** Begin **

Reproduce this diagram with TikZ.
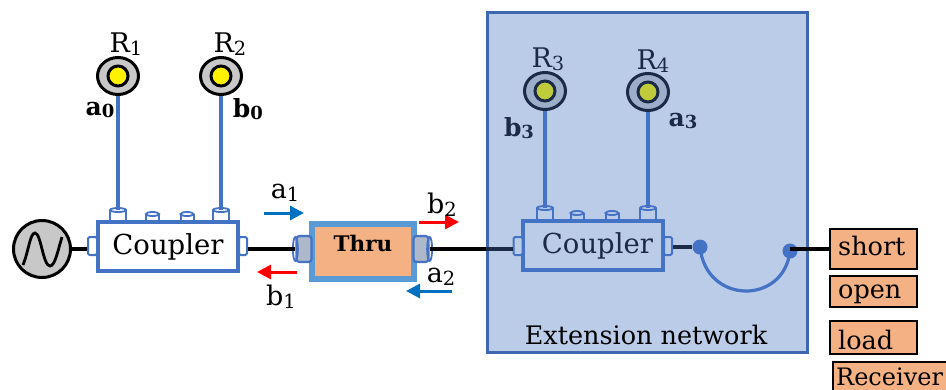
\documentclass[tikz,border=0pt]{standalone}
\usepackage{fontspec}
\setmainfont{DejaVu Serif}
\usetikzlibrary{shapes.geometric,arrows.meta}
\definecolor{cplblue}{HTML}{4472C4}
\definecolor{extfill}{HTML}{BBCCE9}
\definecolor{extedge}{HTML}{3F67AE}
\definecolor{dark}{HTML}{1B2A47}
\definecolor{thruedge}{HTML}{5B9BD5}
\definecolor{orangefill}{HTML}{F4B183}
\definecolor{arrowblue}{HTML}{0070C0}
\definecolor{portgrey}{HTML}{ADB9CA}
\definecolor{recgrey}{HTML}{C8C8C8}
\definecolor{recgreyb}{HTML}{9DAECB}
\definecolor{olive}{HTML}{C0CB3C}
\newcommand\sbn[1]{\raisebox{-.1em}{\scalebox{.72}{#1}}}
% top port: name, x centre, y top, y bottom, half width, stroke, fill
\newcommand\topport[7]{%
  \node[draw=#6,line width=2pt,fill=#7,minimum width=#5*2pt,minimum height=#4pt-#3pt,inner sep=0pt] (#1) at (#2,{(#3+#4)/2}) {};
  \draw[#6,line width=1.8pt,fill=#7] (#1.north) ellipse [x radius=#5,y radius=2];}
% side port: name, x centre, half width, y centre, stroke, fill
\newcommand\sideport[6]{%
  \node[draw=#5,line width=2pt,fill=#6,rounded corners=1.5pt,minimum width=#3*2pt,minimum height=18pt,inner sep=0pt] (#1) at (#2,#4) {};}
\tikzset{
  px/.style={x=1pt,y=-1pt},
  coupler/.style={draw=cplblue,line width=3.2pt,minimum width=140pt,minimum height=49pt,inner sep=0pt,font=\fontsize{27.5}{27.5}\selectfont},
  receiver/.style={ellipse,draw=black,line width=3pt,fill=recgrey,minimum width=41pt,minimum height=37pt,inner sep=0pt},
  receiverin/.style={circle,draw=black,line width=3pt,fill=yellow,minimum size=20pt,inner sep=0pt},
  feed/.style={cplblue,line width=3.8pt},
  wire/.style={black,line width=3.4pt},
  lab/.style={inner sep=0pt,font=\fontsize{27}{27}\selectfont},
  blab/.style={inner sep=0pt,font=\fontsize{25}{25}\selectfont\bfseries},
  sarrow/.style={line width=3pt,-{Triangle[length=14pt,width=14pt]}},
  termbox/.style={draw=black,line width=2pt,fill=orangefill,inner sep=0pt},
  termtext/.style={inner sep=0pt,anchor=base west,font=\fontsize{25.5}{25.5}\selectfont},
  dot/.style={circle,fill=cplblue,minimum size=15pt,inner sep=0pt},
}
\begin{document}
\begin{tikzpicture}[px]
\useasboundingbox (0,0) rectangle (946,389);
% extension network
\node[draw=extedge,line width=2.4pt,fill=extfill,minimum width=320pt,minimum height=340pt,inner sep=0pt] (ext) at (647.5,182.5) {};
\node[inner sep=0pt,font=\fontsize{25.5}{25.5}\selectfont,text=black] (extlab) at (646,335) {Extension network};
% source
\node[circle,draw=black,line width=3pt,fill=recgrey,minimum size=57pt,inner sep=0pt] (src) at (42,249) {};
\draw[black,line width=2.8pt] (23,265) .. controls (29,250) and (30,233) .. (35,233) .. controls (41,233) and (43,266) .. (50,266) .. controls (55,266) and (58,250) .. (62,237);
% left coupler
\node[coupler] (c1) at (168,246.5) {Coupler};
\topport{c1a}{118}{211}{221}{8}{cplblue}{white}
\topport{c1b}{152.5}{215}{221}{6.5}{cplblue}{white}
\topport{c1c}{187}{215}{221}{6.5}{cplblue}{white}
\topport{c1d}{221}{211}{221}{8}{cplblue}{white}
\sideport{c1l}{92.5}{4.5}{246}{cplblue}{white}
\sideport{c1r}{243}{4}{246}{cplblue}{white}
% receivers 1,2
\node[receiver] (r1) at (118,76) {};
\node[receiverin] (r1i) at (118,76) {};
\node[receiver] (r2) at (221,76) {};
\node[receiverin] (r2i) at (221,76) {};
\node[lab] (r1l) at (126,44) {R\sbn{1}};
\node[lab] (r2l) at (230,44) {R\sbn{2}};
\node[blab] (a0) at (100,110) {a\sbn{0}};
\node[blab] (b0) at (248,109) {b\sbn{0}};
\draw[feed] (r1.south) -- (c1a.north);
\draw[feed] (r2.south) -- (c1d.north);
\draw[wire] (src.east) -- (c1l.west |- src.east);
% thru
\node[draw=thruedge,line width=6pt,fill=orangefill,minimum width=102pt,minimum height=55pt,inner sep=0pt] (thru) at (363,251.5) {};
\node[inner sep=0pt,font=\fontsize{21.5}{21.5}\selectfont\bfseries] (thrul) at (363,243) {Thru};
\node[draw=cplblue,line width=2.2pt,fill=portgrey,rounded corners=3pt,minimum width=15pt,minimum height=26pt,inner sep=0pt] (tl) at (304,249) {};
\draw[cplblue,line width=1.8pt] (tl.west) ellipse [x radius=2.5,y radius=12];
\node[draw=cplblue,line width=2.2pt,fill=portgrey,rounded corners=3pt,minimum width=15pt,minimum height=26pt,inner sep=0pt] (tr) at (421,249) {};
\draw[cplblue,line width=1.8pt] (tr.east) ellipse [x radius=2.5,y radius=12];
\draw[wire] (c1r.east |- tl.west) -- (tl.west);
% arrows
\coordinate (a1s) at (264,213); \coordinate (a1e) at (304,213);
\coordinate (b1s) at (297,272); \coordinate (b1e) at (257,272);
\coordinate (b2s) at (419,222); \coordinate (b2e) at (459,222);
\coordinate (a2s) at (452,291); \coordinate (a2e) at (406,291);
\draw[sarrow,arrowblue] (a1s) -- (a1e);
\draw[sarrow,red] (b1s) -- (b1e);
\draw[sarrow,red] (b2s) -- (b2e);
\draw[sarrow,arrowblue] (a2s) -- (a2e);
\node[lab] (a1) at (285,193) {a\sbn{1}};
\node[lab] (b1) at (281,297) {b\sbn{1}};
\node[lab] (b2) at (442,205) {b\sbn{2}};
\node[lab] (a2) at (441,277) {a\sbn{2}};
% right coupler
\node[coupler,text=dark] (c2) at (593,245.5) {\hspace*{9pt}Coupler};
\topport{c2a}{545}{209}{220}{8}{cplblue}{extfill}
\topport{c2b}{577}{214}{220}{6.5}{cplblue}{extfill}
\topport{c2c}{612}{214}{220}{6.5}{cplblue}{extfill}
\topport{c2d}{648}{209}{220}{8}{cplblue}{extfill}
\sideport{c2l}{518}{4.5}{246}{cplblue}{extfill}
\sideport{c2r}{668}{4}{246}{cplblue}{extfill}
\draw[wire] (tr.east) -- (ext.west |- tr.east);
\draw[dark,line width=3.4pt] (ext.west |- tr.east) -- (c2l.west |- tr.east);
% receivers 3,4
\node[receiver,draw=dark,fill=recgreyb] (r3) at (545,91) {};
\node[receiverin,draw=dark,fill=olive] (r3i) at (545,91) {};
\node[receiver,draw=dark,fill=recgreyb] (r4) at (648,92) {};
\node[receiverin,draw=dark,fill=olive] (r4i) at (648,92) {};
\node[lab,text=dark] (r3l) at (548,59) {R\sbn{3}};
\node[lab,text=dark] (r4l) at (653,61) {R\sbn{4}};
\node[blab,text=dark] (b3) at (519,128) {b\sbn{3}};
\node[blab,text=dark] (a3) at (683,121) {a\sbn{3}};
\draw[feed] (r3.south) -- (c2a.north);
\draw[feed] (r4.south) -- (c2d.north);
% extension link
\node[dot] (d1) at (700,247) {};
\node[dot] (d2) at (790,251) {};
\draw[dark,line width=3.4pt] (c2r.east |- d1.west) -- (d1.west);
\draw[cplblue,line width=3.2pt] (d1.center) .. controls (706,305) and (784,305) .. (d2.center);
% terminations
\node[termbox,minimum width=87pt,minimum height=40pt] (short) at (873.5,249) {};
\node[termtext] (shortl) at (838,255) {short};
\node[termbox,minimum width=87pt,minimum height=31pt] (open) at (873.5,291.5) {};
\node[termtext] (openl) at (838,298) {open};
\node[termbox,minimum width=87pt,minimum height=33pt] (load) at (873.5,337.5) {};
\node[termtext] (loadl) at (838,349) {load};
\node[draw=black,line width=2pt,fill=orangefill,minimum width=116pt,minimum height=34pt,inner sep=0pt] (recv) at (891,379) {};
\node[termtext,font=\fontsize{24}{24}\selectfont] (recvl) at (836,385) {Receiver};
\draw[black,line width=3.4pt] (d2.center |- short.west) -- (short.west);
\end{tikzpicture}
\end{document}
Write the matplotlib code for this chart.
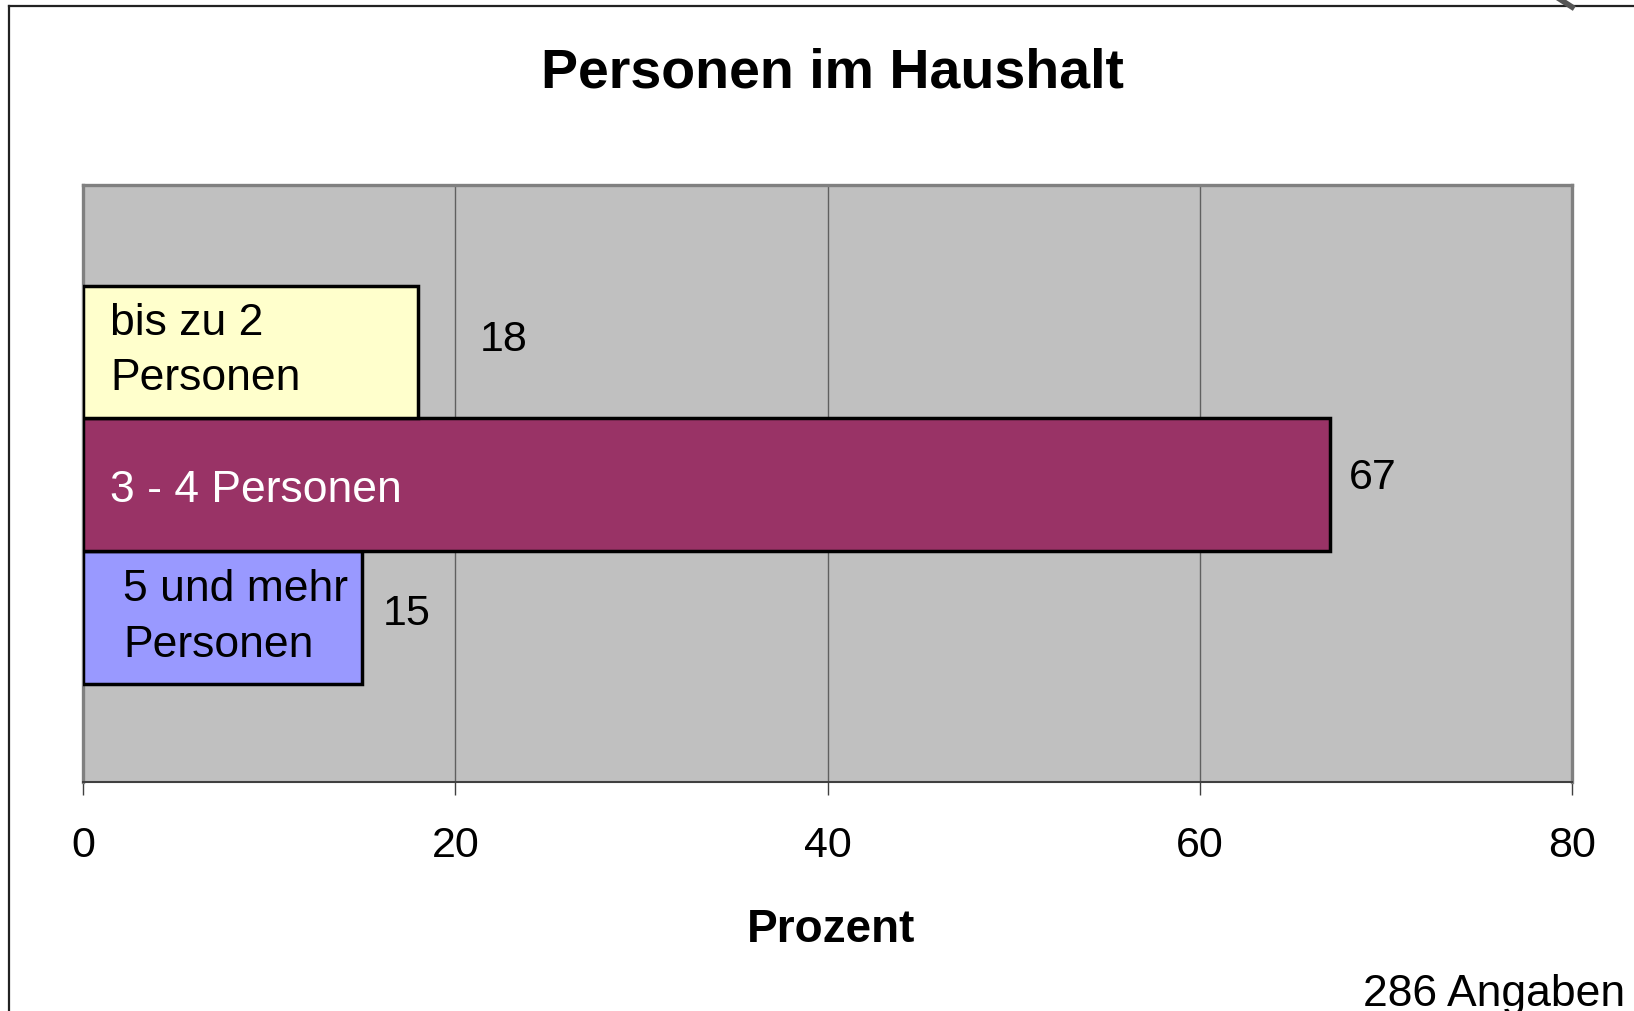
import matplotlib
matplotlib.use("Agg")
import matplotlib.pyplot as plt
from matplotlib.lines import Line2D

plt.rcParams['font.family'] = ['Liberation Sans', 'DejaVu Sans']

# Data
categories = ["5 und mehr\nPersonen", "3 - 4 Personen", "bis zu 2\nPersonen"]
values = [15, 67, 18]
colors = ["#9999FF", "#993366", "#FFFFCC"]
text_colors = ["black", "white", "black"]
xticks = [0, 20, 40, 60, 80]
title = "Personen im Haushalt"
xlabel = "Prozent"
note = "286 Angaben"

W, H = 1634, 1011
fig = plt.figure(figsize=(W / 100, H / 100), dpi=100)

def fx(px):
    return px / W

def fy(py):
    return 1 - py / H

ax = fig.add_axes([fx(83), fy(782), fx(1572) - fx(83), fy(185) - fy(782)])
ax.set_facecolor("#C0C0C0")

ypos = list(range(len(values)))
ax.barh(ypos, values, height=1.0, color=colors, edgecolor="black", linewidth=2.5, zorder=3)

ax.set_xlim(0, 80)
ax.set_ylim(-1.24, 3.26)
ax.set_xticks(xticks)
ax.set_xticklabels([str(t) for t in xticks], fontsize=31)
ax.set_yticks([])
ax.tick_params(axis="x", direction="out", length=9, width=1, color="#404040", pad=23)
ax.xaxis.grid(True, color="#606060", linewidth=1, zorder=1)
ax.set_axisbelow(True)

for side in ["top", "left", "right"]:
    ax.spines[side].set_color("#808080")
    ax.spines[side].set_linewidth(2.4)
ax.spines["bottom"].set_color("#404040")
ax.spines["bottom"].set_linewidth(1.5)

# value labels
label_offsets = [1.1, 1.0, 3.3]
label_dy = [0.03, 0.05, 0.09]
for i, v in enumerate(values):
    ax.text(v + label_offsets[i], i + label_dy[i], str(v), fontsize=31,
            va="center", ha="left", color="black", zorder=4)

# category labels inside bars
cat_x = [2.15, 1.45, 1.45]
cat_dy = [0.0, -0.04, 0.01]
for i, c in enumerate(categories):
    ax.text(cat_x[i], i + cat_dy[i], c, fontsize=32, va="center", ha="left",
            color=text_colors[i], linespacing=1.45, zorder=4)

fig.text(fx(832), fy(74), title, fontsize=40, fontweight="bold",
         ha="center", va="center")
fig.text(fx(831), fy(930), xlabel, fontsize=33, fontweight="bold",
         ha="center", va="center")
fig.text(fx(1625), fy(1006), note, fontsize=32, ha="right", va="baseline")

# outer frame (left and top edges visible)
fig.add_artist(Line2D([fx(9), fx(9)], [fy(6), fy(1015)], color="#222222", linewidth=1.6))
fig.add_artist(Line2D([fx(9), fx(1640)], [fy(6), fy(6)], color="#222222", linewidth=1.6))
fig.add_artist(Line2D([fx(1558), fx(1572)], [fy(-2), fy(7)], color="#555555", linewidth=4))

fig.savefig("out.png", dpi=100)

** End **

TASK -
Pull every line holding "this" out of the records.

TASK OUTPUT -
Reproduce this diagram with TikZ.
Write the matplotlib code for this chart.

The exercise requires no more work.